(Aim of the exercise): Write the data out again, character for character, with no images.

(Information shown):
···
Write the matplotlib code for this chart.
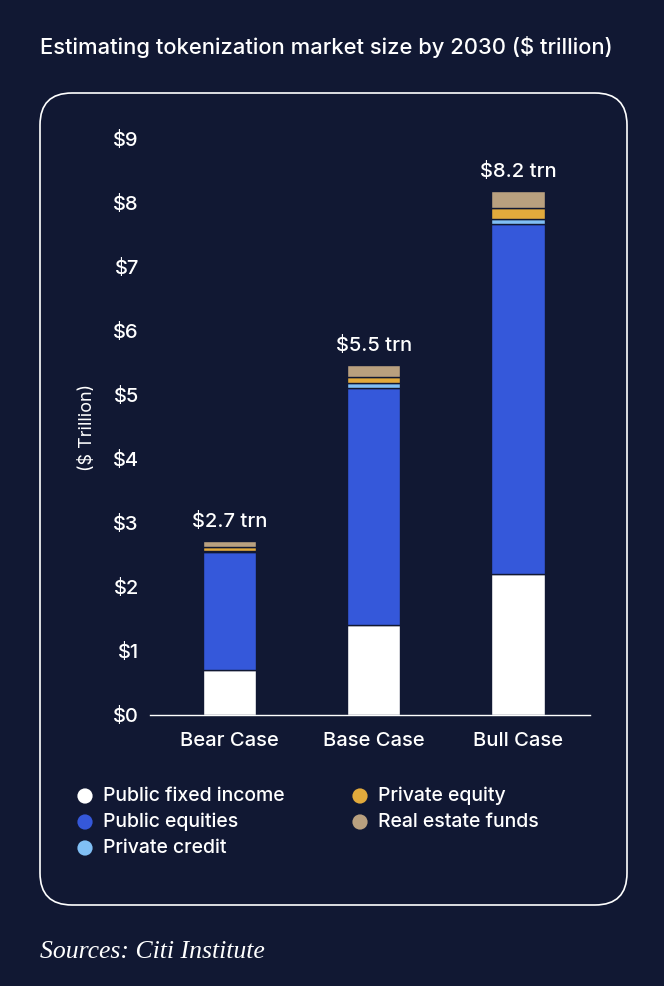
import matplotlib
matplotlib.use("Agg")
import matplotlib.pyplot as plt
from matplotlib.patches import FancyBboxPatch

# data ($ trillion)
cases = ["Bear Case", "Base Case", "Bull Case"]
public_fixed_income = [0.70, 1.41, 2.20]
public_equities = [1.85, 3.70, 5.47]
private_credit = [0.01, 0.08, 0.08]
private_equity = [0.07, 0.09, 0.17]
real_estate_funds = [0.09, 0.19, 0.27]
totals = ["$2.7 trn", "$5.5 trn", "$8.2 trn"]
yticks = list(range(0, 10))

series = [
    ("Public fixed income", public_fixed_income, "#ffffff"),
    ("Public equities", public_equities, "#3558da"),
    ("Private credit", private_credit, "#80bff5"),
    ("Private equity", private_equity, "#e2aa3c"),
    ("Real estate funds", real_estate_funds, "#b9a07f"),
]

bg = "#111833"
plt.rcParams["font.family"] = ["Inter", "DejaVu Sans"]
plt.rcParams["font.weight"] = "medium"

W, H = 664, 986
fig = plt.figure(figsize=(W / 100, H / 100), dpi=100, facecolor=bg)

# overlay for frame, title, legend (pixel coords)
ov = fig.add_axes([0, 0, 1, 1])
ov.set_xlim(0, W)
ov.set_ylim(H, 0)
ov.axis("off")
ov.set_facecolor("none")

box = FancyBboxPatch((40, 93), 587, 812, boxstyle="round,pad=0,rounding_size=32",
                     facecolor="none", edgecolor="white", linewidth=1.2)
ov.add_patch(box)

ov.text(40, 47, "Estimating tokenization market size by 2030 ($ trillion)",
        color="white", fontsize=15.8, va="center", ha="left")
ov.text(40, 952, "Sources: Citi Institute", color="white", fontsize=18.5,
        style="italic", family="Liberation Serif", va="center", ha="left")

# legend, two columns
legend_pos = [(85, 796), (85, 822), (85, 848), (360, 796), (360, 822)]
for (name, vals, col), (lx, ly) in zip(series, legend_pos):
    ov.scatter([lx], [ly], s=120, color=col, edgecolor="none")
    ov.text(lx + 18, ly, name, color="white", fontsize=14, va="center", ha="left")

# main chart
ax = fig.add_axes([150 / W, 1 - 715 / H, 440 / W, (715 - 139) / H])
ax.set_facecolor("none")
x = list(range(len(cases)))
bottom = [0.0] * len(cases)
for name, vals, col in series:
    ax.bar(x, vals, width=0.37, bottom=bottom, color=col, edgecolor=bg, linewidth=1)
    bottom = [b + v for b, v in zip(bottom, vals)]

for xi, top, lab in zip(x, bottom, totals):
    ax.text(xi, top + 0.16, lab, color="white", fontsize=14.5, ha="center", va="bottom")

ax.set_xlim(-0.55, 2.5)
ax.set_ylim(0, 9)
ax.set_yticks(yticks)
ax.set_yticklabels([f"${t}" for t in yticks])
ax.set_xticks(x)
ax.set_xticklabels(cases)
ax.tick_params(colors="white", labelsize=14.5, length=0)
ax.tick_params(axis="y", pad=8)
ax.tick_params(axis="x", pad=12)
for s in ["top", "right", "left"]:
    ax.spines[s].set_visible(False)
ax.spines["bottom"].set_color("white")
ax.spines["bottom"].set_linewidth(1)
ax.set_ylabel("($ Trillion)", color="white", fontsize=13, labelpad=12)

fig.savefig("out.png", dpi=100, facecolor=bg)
···
(Written solution):
Write the matplotlib code for this chart.
import matplotlib
matplotlib.use("Agg")
import matplotlib.pyplot as plt
from matplotlib.patches import FancyBboxPatch

# data ($ trillion)
cases = ["Bear Case", "Base Case", "Bull Case"]
public_fixed_income = [0.70, 1.41, 2.20]
public_equities = [1.85, 3.70, 5.47]
private_credit = [0.01, 0.08, 0.08]
private_equity = [0.07, 0.09, 0.17]
real_estate_funds = [0.09, 0.19, 0.27]
totals = ["$2.7 trn", "$5.5 trn", "$8.2 trn"]
yticks = list(range(0, 10))

series = [
    ("Public fixed income", public_fixed_income, "#ffffff"),
    ("Public equities", public_equities, "#3558da"),
    ("Private credit", private_credit, "#80bff5"),
    ("Private equity", private_equity, "#e2aa3c"),
    ("Real estate funds", real_estate_funds, "#b9a07f"),
]

bg = "#111833"
plt.rcParams["font.family"] = ["Inter", "DejaVu Sans"]
plt.rcParams["font.weight"] = "medium"

W, H = 664, 986
fig = plt.figure(figsize=(W / 100, H / 100), dpi=100, facecolor=bg)

# overlay for frame, title, legend (pixel coords)
ov = fig.add_axes([0, 0, 1, 1])
ov.set_xlim(0, W)
ov.set_ylim(H, 0)
ov.axis("off")
ov.set_facecolor("none")

box = FancyBboxPatch((40, 93), 587, 812, boxstyle="round,pad=0,rounding_size=32",
                     facecolor="none", edgecolor="white", linewidth=1.2)
ov.add_patch(box)

ov.text(40, 47, "Estimating tokenization market size by 2030 ($ trillion)",
        color="white", fontsize=15.8, va="center", ha="left")
ov.text(40, 952, "Sources: Citi Institute", color="white", fontsize=18.5,
        style="italic", family="Liberation Serif", va="center", ha="left")

# legend, two columns
legend_pos = [(85, 796), (85, 822), (85, 848), (360, 796), (360, 822)]
for (name, vals, col), (lx, ly) in zip(series, legend_pos):
    ov.scatter([lx], [ly], s=120, color=col, edgecolor="none")
    ov.text(lx + 18, ly, name, color="white", fontsize=14, va="center", ha="left")

# main chart
ax = fig.add_axes([150 / W, 1 - 715 / H, 440 / W, (715 - 139) / H])
ax.set_facecolor("none")
x = list(range(len(cases)))
bottom = [0.0] * len(cases)
for name, vals, col in series:
    ax.bar(x, vals, width=0.37, bottom=bottom, color=col, edgecolor=bg, linewidth=1)
    bottom = [b + v for b, v in zip(bottom, vals)]

for xi, top, lab in zip(x, bottom, totals):
    ax.text(xi, top + 0.16, lab, color="white", fontsize=14.5, ha="center", va="bottom")

ax.set_xlim(-0.55, 2.5)
ax.set_ylim(0, 9)
ax.set_yticks(yticks)
ax.set_yticklabels([f"${t}" for t in yticks])
ax.set_xticks(x)
ax.set_xticklabels(cases)
ax.tick_params(colors="white", labelsize=14.5, length=0)
ax.tick_params(axis="y", pad=8)
ax.tick_params(axis="x", pad=12)
for s in ["top", "right", "left"]:
    ax.spines[s].set_visible(False)
ax.spines["bottom"].set_color("white")
ax.spines["bottom"].set_linewidth(1)
ax.set_ylabel("($ Trillion)", color="white", fontsize=13, labelpad=12)

fig.savefig("out.png", dpi=100, facecolor=bg)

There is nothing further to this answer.